Start of Supplied information

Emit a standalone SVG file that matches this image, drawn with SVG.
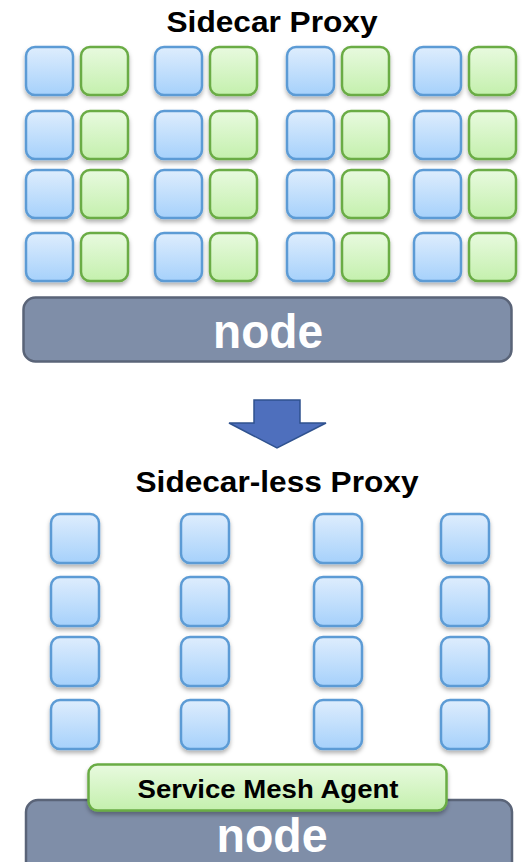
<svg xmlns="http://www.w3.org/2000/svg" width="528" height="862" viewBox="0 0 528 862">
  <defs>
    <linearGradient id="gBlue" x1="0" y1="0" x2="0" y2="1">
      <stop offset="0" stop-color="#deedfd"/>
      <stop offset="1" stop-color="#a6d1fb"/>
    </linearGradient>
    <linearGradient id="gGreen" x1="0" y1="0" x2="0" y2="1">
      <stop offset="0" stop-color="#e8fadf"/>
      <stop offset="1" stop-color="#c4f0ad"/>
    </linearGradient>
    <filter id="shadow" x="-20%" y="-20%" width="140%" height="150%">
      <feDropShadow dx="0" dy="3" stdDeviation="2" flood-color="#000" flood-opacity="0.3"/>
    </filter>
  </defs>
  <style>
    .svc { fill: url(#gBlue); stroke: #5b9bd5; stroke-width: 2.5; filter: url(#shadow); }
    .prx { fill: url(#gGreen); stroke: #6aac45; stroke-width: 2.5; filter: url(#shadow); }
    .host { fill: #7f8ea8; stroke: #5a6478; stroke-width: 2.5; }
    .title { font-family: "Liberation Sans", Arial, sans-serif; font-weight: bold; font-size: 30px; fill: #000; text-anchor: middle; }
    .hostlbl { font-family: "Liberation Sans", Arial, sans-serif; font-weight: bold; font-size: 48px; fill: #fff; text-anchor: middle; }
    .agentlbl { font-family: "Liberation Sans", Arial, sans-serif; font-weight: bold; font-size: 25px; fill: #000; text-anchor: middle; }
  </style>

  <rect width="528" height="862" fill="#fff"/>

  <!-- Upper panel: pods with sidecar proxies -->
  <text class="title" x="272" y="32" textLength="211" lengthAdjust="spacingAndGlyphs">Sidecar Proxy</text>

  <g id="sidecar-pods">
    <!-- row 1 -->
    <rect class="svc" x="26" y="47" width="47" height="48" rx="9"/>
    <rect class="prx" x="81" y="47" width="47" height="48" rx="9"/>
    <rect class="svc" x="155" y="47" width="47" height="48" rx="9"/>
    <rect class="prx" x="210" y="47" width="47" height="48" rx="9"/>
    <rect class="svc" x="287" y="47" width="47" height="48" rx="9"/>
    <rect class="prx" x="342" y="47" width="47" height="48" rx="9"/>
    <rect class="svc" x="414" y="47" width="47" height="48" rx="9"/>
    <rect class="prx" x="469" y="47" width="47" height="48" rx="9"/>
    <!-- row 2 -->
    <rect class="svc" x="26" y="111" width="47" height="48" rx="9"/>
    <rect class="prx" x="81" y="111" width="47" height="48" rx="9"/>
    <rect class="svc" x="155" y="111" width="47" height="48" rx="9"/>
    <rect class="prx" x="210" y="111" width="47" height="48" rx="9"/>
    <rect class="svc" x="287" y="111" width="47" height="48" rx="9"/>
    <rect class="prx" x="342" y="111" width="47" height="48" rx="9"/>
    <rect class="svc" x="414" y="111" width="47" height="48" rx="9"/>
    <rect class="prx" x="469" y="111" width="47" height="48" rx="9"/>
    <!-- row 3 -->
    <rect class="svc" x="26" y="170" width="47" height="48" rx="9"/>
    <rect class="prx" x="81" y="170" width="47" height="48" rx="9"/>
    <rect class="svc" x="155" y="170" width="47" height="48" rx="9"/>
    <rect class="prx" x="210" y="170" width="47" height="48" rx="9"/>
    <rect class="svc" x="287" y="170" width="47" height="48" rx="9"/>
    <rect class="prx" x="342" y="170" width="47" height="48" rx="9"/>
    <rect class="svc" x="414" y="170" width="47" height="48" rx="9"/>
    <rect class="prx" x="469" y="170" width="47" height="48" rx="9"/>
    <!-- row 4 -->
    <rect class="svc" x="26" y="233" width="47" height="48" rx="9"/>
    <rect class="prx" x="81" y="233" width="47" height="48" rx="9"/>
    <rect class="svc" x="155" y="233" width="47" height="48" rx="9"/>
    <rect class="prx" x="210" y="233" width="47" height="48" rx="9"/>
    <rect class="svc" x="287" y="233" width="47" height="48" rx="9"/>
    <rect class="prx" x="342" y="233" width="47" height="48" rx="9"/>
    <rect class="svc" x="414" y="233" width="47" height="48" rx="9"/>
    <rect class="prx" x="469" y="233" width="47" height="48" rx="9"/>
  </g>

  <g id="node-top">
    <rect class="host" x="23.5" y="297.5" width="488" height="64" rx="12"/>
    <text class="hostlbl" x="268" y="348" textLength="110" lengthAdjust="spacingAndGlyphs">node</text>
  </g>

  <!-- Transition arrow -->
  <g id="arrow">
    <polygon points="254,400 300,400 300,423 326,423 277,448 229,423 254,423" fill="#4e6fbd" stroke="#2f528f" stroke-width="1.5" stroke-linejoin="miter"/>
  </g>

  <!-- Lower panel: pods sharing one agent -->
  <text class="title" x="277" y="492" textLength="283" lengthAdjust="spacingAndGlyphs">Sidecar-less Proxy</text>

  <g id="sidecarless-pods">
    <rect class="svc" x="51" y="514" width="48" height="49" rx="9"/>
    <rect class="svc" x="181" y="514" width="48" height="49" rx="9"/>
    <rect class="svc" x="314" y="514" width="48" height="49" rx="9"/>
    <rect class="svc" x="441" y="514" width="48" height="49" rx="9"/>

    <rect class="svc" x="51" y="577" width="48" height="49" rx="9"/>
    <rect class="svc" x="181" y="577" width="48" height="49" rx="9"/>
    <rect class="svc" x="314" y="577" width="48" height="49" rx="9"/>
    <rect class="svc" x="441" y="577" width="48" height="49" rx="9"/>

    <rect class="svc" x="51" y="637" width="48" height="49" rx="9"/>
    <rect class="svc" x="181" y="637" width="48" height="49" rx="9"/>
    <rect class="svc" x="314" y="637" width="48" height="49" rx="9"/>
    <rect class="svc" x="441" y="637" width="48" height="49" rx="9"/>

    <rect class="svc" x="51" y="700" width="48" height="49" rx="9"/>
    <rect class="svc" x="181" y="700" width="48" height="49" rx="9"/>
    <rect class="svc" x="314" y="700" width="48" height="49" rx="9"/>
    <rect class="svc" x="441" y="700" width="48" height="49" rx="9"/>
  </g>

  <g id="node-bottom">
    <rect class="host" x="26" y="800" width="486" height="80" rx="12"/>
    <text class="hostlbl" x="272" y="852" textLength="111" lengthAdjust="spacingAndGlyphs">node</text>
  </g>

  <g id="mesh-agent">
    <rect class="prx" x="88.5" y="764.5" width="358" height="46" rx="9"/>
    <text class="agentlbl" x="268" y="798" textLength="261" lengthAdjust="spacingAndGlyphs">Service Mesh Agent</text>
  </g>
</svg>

End of Supplied information

- [Requirements]: Tally the lines of the material above that contain the word "with" and report the total alone.

- [Solution to this task]: 2